IN THE BEGINNING: CHRIST REVEALED
A reflection on Christ in Genesis 1-2
In the beginning, God created the heavens and the earth (Genesis 1:1). With those sacred words, the curtain of eternity is drawn back. Creation bursts into being, not as a random display of power, but as the unfolding of a Person. For hidden within the opening verse stands Christ Himself, the eternal Word through whom all things were made. Before the eyes of man could behold Him, He was already there—the Wisdom of God, the voice that spoke light into darkness and order into chaos.
John later testified, “In the beginning was the Word, and the Word was with God, and the Word was God…all things were made through Him” (John 1:1, 3). The One who would one day hang upon a cross first hung the stars in their places. The same hands that would bear the marks of nails were the hands that shaped the galaxies. “By the word of the Lord the heavens were made, and all the host of them by the breath of His mouth” (Psalm 33:6). Creation itself was His first sermon, a testimony of His glory, a mirror of His majesty.
When God said, “Let there be light,” He was not only commanding the sun to shine. He was revealing the coming of His Son, “the true Light which gives light to every man” (John 1:9). The light that pierced the first darkness was a shadow of the greater Light that would one day pierce the darkness of the human heart. Jesus would later say, “I am the Light of the world” (John 8:12). What began in Genesis was fulfilled in Him. The first dawn whispered His name.
The Spirit, too, was there, moving over the face of the deep (Genesis 1:2). The same Spirit now moves over the hearts of men, breathing life where death has reigned.

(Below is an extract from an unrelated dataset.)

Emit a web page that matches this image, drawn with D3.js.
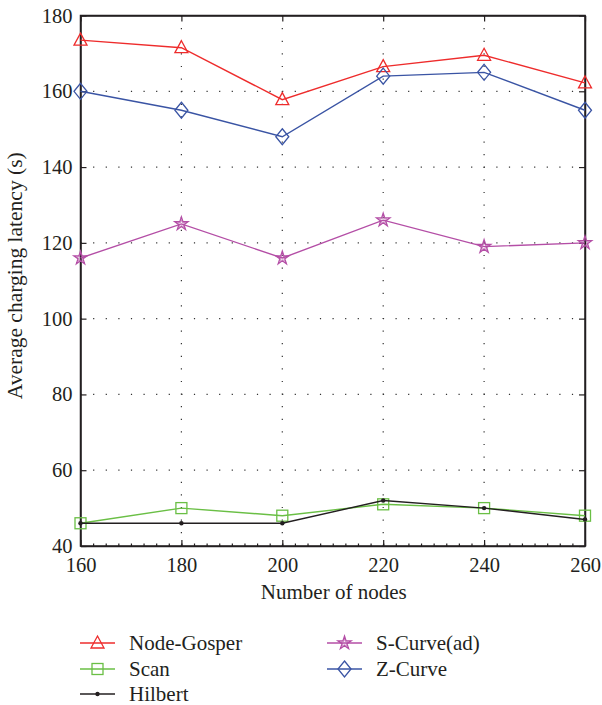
<!DOCTYPE html>
<html>
<head>
<meta charset="utf-8">
<script src="https://cdn.jsdelivr.net/npm/d3@7"></script>
<style>
  body { margin: 0; background: #fff; }
  text { font-family: "Liberation Serif", "DejaVu Serif", serif; fill: #231f20; }
</style>
</head>
<body>
<div class="chart"></div>
<script>
var nodes = [160, 180, 200, 220, 240, 260];
var yTicks = [40, 60, 80, 100, 120, 140, 160, 180];

var nodeGosper = [173.5, 171.5, 157.8, 166.5, 169.5, 162.2];
var scan = [46, 50, 48, 51, 50, 48];
var hilbert = [46, 46, 46, 52, 50, 47];
var sCurve = [116, 125, 116, 126, 119, 120];
var zCurve = [160, 155, 148, 164, 165, 155];

var series = [
  {name: "Node-Gosper", values: nodeGosper, color: "#ee2c2c", mark: "triangle"},
  {name: "Scan", values: scan, color: "#6abf45", mark: "square"},
  {name: "Hilbert", values: hilbert, color: "#231f20", mark: "dot"},
  {name: "S-Curve(ad)", values: sCurve, color: "#b44ea6", mark: "star"},
  {name: "Z-Curve", values: zCurve, color: "#3a54a4", mark: "diamond"}
];

var svg = d3.select(".chart").append("svg")
  .attr("width", 602)
  .attr("height", 705);

var pLeft = 80.5, pRight = 585, pTop = 15.5, pBottom = 546;

var x = d3.scaleLinear().domain([160, 260]).range([pLeft, pRight]);
var y = d3.scaleLinear().domain([40, 180]).range([pBottom, pTop]);

// dotted grid
svg.append("g").selectAll("line").data(nodes.slice(1, -1))
  .enter().append("line")
  .attr("x1", d => x(d)).attr("x2", d => x(d))
  .attr("y1", pTop).attr("y2", pBottom)
  .attr("stroke", "#333").attr("stroke-width", 1.2)
  .attr("stroke-dasharray", "1.2,11.4");
svg.append("g").selectAll("line").data(yTicks.slice(1, -1))
  .enter().append("line")
  .attr("x1", pLeft).attr("x2", pRight)
  .attr("y1", d => y(d)).attr("y2", d => y(d))
  .attr("stroke", "#333").attr("stroke-width", 1.2)
  .attr("stroke-dasharray", "1.2,11.4");

// axes, ticks inward
var xAxis = svg.append("g").attr("transform", "translate(0," + pBottom + ")")
  .call(d3.axisBottom(x).tickValues(nodes).tickSizeInner(-6).tickSizeOuter(0).tickPadding(11));
svg.append("g").attr("transform", "translate(0," + pTop + ")")
  .call(d3.axisTop(x).tickValues(nodes).tickSizeInner(-6).tickSizeOuter(0).tickFormat(""));
svg.append("g").attr("transform", "translate(" + pLeft + ",0)")
  .call(d3.axisLeft(y).tickValues(yTicks).tickSizeInner(-6).tickSizeOuter(0).tickPadding(8));
svg.append("g").attr("transform", "translate(" + pRight + ",0)")
  .call(d3.axisRight(y).tickValues(yTicks).tickSizeInner(-6).tickSizeOuter(0).tickFormat(""));

// minor ticks on bottom axis
svg.append("g").attr("transform", "translate(0," + pBottom + ")")
  .call(d3.axisBottom(x).tickValues(d3.range(162.5, 260, 2.5)).tickSize(-2.5).tickFormat(""))
  .call(g => g.select(".domain").remove());

svg.selectAll(".domain").attr("stroke", "#231f20").attr("stroke-width", 1.5);
svg.selectAll(".tick line").attr("stroke", "#231f20").attr("stroke-width", 1.2);
svg.selectAll(".tick text").attr("font-size", 20.5)
  .attr("font-family", "Liberation Serif, serif").attr("fill", "#231f20");

svg.append("rect")
  .attr("x", pLeft).attr("y", pTop)
  .attr("width", pRight - pLeft).attr("height", pBottom - pTop)
  .attr("fill", "none").attr("stroke", "#231f20").attr("stroke-width", 1.5);

svg.append("text")
  .attr("x", (pLeft + pRight) / 2 + 1).attr("y", 599)
  .attr("text-anchor", "middle").attr("font-size", 21)
  .text("Number of nodes");
svg.append("text")
  .attr("transform", "translate(22," + ((pTop + pBottom) / 2 - 5) + ") rotate(-90)")
  .attr("text-anchor", "middle").attr("font-size", 21.5)
  .text("Average charging latency (s)");

function drawMark(g, type, color) {
  if (type === "triangle") {
    g.append("path").attr("d", "M0,-7 L6.5,5 L-6.5,5 Z")
      .attr("fill", "none").attr("stroke", color).attr("stroke-width", 1.3);
  } else if (type === "square") {
    g.append("rect").attr("x", -5.5).attr("y", -5.5).attr("width", 11).attr("height", 11)
      .attr("fill", "none").attr("stroke", color).attr("stroke-width", 1.3);
  } else if (type === "diamond") {
    g.append("path").attr("d", "M0,-8 L6.5,0 L0,8 L-6.5,0 Z")
      .attr("fill", "none").attr("stroke", color).attr("stroke-width", 1.3);
  } else if (type === "star") {
    g.append("path").attr("d", d3.symbol().type(d3.symbolStar).size(55)())
      .attr("fill", "none").attr("stroke", color).attr("stroke-width", 1.3);
    g.append("path").attr("d", d3.symbol().type(d3.symbolStar).size(18)())
      .attr("fill", "none").attr("stroke", color).attr("stroke-width", 0.7)
      .attr("stroke-opacity", 0.7);
  } else {
    g.append("circle").attr("r", 2.2).attr("fill", color);
  }
}

var line = d3.line().x((d, i) => x(nodes[i])).y(d => y(d));

series.forEach(function(s) {
  svg.append("path")
    .attr("d", line(s.values))
    .attr("fill", "none").attr("stroke", s.color).attr("stroke-width", 1.4);
  s.values.forEach(function(v, i) {
    var g = svg.append("g").attr("transform", "translate(" + x(nodes[i]) + "," + y(v) + ")");
    drawMark(g, s.mark, s.color);
  });
});

// legend
var legendPos = [
  [80, 643], [80, 669], [80, 694], [327, 643], [327, 669]
];
series.forEach(function(s, i) {
  var p = legendPos[i];
  var g = svg.append("g").attr("transform", "translate(" + p[0] + "," + p[1] + ")");
  g.append("line").attr("x1", 0).attr("x2", 35)
    .attr("stroke", s.color).attr("stroke-width", 1.4);
  var m = g.append("g").attr("transform", "translate(17.5,0)");
  drawMark(m, s.mark, s.color);
  g.append("text").attr("x", 49).attr("y", 0).attr("dy", "0.34em")
    .attr("font-size", 21).text(s.name);
});
</script>
</body>
</html>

Just as He brought form out of emptiness and light out of void, so He brings new creation through Christ (2 Corinthians 5:17). The breath that gave life to Adam still breathes through the gospel, awakening the soul to know its Maker.
When God formed man from the dust and breathed into him the breath of life (Genesis 2:7), it was more than an act of creation. It was a prophecy. For one day the Second Adam would come, not from dust but from heaven. Adam received life. Christ is the Life (John 14:6). Where Adam fell in a garden, Jesus stood faithful in another. In Gethsemane He knelt and prayed, “Not My will, but Yours be done” (Luke 22:42). The first man brought death by disobedience. The second brought life by surrender.
And from Adam’s side came Eve, his bride, formed while he slept (Genesis 2:21–23). How tenderly that moment points to Calvary. As Adam slept, a bride was brought forth. As Christ slept the sleep of death, His side was opened, and out flowed blood and water—the purchase of His Bride, the Church (John 19:34). Paul would later say, “This is a great mystery…but I speak concerning Christ and the Church” (Ephesians 5:32). She was bone of his bone and flesh of his flesh. And so are we, joined to Christ by grace, one spirit with the Lord (1 Corinthians 6:17).
Even the seventh day rests in His shadow. When God finished His work of creation, He rested (Genesis 2:2). When Jesus finished His work of redemption, He too rested, seated at the right hand of the Father (Hebrews 10:12). The work was complete. The same peace that filled Eden now fills the believer’s heart. “There remains therefore a rest for the people of God” (Hebrews 4:9). In Him, we cease from striving. In Him, we find our Sabbath.
From the first verse of Scripture, Christ is present. He is the Word that speaks, the Light that shines, the Breath that gives life, the Image of the invisible God. The Bible is His story—from Genesis to Revelation, from creation to new creation. He is the Alpha and the Omega, the beginning and the end (Revelation 22:13). To read Genesis without seeing Jesus is to gaze at a sunrise and miss the sun itself.
When we picture the beauty of Eden—the trees, the rivers, the voice of God walking with man in the cool of the day (Genesis 3:8)—we catch a glimpse of what was lost through sin. Yet in Christ, we see what is being restored. He is not only the Creator of all things. He is the Redeemer of all things. In Him, paradise is regained. In Him, communion is restored. In Him, we find the beginning we long for and the home our hearts remember.
May we never read Genesis again as mere history, but as holy revelation—the unveiling of Jesus, the Lamb slain from before the foundation of the world (Revelation 13:8). He is the first Word and the final Word, the One through whom all things were made and through whom all things will be made new.
Lord Jesus, You were there in the beginning. You are here even now. Open my eyes to see You in every page of Your Word—in every dawn, every promise, every whisper of creation. Let the light that shone at the first shine again in me. Teach me to rest in the finished work of Your hands, and to walk in the beauty of Your presence. For You are my beginning and my end, my Creator and my Redeemer. Amen.